Se o casal não se constitui de uma "forma boa, para estar atento às necessidades de cada elemento, para conversar de forma consistente e não de ataque", é natural que surjam mais complicações na relação.
Os casais que já tinham dificuldades em "estabelecer um 'nós' consistente e rico são aqueles que vão ter mais problemas com a chegada de um bebé". Segundo a terapeuta familiar, "são aqueles que vão à consulta e queixam-se que ele/a sai muito com os amigos, não participa nas tarefas de casa ou continua muito ligado à família". No fundo, explica, "são aqueles que mantêm uma postura mais individualista".
A falta de tempo e disponibilidade para o sexo é um dos motivos que conduz ao término das relações. "A questão sexual põe-se porque existe o cansaço. Quando estamos cansados, o sexo entra na última das prioridades. E a isto junta-se o facto de algumas crianças terem problemas de sono, de aparecimento dos dentes e outros", diz Catarina Mexia. Mas este não será um fator determinante. "A questão sexual costuma estar presente, mas não aparece isolada como sendo a gota de água. Muitas vezes, já existiam alterações na frequência e no desejo de um ou de outro".

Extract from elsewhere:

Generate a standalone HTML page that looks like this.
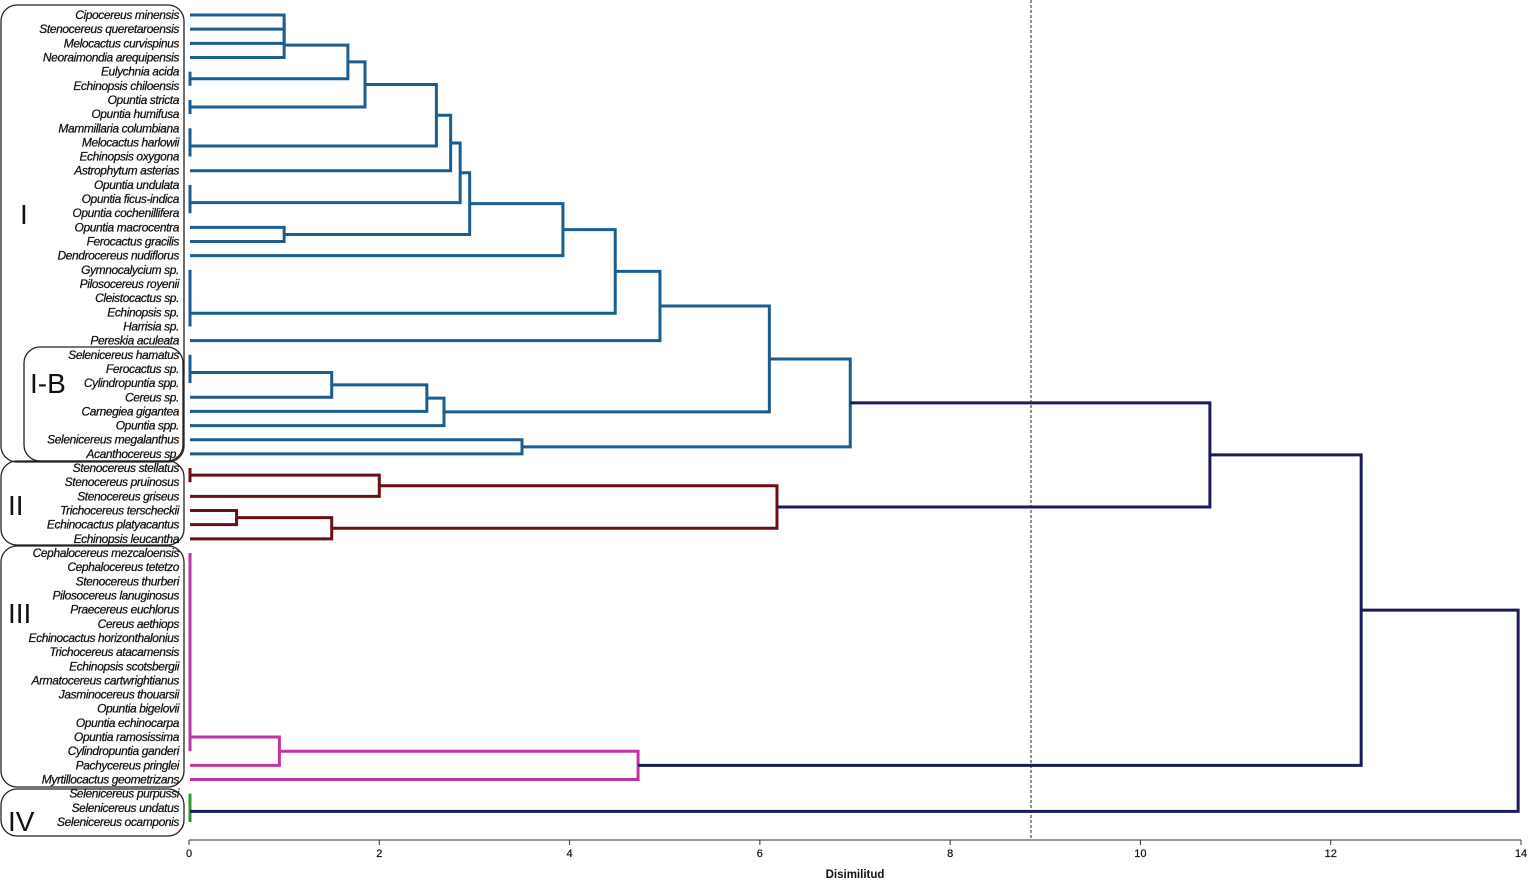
<!DOCTYPE html>
<html><head><meta charset="utf-8"><style>
body{margin:0;background:#fff;}
svg{display:block;}
text{font-family:"Liberation Sans",sans-serif;}
</style></head><body>
<svg id="chart" width="1532" height="880"></svg>
<script>
const leaves=["Cipocereus minensis","Stenocereus queretaroensis","Melocactus curvispinus","Neoraimondia arequipensis","Eulychnia acida","Echinopsis chiloensis","Opuntia stricta","Opuntia humifusa","Mammillaria columbiana","Melocactus harlowii","Echinopsis oxygona","Astrophytum asterias","Opuntia undulata","Opuntia ficus-indica","Opuntia cochenillifera","Opuntia macrocentra","Ferocactus gracilis","Dendrocereus nudiflorus","Gymnocalycium sp.","Pilosocereus royenii","Cleistocactus sp.","Echinopsis sp.","Harrisia sp.","Pereskia aculeata","Selenicereus hamatus","Ferocactus sp.","Cylindropuntia spp.","Cereus sp.","Carnegiea gigantea","Opuntia spp.","Selenicereus megalanthus","Acanthocereus sp.","Stenocereus stellatus","Stenocereus pruinosus","Stenocereus griseus","Trichocereus terscheckii","Echinocactus platyacantus","Echinopsis leucantha","Cephalocereus mezcaloensis","Cephalocereus tetetzo","Stenocereus thurberi","Pilosocereus lanuginosus","Praecereus euchlorus","Cereus aethiops","Echinocactus horizonthalonius","Trichocereus atacamensis","Echinopsis scotsbergii","Armatocereus cartwrightianus","Jasminocereus thouarsii","Opuntia bigelovii","Opuntia echinocarpa","Opuntia ramosissima","Cylindropuntia ganderi","Pachycereus pringlei","Myrtillocactus geometrizans","Selenicereus purpussi","Selenicereus undatus","Selenicereus ocamponis"];
// merges: [id, childA, childB, height, group]
const merges=[
["a1","L0","L1",1.0,"I"],["a2","a1","L2",1.0,"I"],["a3","a2","L3",1.0,"I"],
["b","L4","L5",0,"I"],["c","a3","b",1.67,"I"],["d","L6","L7",0,"I"],["e","c","d",1.85,"I"],
["f1","L8","L9",0,"I"],["f2","f1","L10",0,"I"],["g","e","f2",2.6,"I"],["h","g","L11",2.75,"I"],
["i1","L12","L13",0,"I"],["i2","i1","L14",0,"I"],["j","h","i2",2.85,"I"],["k","L15","L16",1.0,"I"],
["l","j","k",2.95,"I"],["m","l","L17",3.93,"I"],
["n1","L18","L19",0,"I"],["n2","n1","L20",0,"I"],["n3","n2","L21",0,"I"],["n4","n3","L22",0,"I"],
["o","m","n4",4.48,"I"],["p","o","L23",4.95,"I"],
["q1","L24","L25",0,"I"],["q2","q1","L26",0,"I"],["r","q2","L27",1.5,"I"],["s","r","L28",2.5,"I"],["u","s","L29",2.68,"I"],
["v","L30","L31",3.5,"I"],["w","p","u",6.1,"I"],["x","w","v",6.95,"I"],
["ii1","L32","L33",0,"II"],["ii2","ii1","L34",2.0,"II"],["ii3","L35","L36",0.5,"II"],["ii4","ii3","L37",1.5,"II"],["ii5","ii2","ii4",6.18,"II"],
["y","x","ii5",10.73,"root"],
["t1","L38","L39",0,"III"],["t2","t1","L40",0,"III"],["t3","t2","L41",0,"III"],["t4","t3","L42",0,"III"],["t5","t4","L43",0,"III"],["t6","t5","L44",0,"III"],["t7","t6","L45",0,"III"],["t8","t7","L46",0,"III"],["t9","t8","L47",0,"III"],["t10","t9","L48",0,"III"],["t11","t10","L49",0,"III"],["t12","t11","L50",0,"III"],["t13","t12","L51",0,"III"],["t14","t13","L52",0,"III"],["t15","t14","L53",0.95,"III"],["t16","t15","L54",4.72,"III"],
["z","y","t16",12.32,"root"],
["iv1","L55","L56",0,"IV"],["iv2","iv1","L57",0,"IV"],
["root","z","iv2",13.97,"root"]];
const xTicks=[0,2,4,6,8,10,12,14];
const cutoff=8.85;

const NS="http://www.w3.org/2000/svg";
const svg=document.getElementById("chart");
const x0=189,xScale=(1521-189)/14;
const sx=v=>x0+v*xScale;
const sy=i=>15+i*(822-15)/57;
const colors={I:"#1c5d8f",II:"#6a1014",III:"#c2359f",IV:"#2a9a2a",root:"#1b1b5e"};
function mk(tag,attrs,parent){const e=document.createElementNS(NS,tag);for(const k in attrs)e.setAttribute(k,attrs[k]);(parent||svg).appendChild(e);return e;}

const boxes=[["cluster-i-box",1,5,183,457,"I",20,224],["cluster-ib-box",24,347,159,114,"I-B",30,393],["cluster-ii-box",1,461,183,84,"II",8,515],["cluster-iii-box",1,546,183,241,"III",8,623],["cluster-iv-box",1,789,183,47,"IV",8,831]];
boxes.forEach(b=>{
 const r=mk("rect",{x:b[1],y:b[2],width:b[3],height:b[4],rx:16,fill:"none",stroke:"#222","stroke-width":1.3});
 
 
 const t=mk("text",{x:b[6],y:b[7],"font-size":28,fill:"#111"});t.textContent=b[5];
 
 
});
leaves.forEach((nm,i)=>{
 const t=mk("text",{x:179,y:sy(i)+4,"font-size":12,"font-style":"italic","text-anchor":"end",fill:"#111","letter-spacing":"-0.4",stroke:"#111","stroke-width":0.25});
 t.textContent=nm;
 
 
});
const pos={};
leaves.forEach((n,i)=>{pos["L"+i]={x:sx(0)+1,y:sy(i)};});
merges.forEach(m=>{
 const a=pos[m[1]],b=pos[m[2]],X=sx(m[3])+(m[3]===0?1:0),c=colors[m[4]];
 const p=mk("path",{d:`M${a.x},${a.y}H${X}V${b.y}H${b.x}`,fill:"none",stroke:c,"stroke-width":3});
 
 
 pos[m[0]]={x:X,y:(a.y+b.y)/2};
});
const cl=mk("line",{x1:sx(cutoff),x2:sx(cutoff),y1:0,y2:840,stroke:"#222","stroke-width":1,"stroke-dasharray":"3,2"});


const ax=mk("line",{x1:x0,x2:sx(14),y1:840,y2:840,stroke:"#333","stroke-width":1});


xTicks.forEach(v=>{
 const tk=mk("line",{x1:sx(v),x2:sx(v),y1:840,y2:845,stroke:"#333"});
 
 
 const t=mk("text",{x:sx(v),y:857,"font-size":11,"text-anchor":"middle",fill:"#111",stroke:"#111","stroke-width":0.2});t.textContent=v;
 
 
});
const xt=mk("text",{x:855,y:878,"font-size":11.5,"font-weight":"bold","text-anchor":"middle",fill:"#111"});xt.textContent="Disimilitud";


</script>
</body></html>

No decorrer da gravidez, diz, a mulher sofre mudanças importantes ao nível da imagem corporal, o que não está relacionado apenas com o aumento do peso. "Não é só o que vemos no espelho. É o que sentimos e o que ficou registado. A adaptação às alterações no corpo leva algum tempo. E isso pode complicar a vida sexual, porque a mulher fica menos disponível para a sexualidade", esclarece a psicóloga. Além disso, sublinha, essa vontade "tem muito de psicológico". "Quando há tensão constante, agudiza mais a falta de disponibilidade sexual".
Para que a parte sexual não venha a ser um problema, Filipa Jardim da Silva diz que o "autocuidado" é essencial: "Cuidar da mulher e do homem que já existiam antes de ser pai e mãe, cuidar do sistema que se cria e da terceira entidade - o nós". Para isso, "é fundamental que haja tempo a dois". "E é importante que seja definido em agenda. Se ficar à espera do momento ideal, não vai acontecer". Pode ser um dia por semana ou de 15 em 15 dias para jantar fora, estar com amigos ou para outra atividade que quebre a rotina.
Um quarto dos entrevistados admitiu já ter problemas antes da chegada do bebé, que pioraram nos primeiros meses após o nascimento. Quando já existem atritos ou conflitos, Filipa Jardim diz podem ocorrer vários cenários: "Ou o nascimento da criança agudiza os desencontros e conflitos e o casal fica ainda mais separado; ou o casal coloca o máximo foco no papel da parentalidade e, durante algum tempo, mais do que homem e mulher, funcionam como pai e mãe; ou passam a ter uma motivação maior para ultrapassar o que os separa e resolver as diferenças".
Como a percentagem de relações que não resiste ao nascimento de um bebé é significativa, Filipa Jardim da Silva conta que os pediatras começam a trazer este assunto para as consultas periódicas, perguntando aos pais como estão enquanto casal, como está a comunicação". Até porque "a consistência entre o casal vai ser fundamental para o respeito pelas regras e a estabilidade emocional da criança".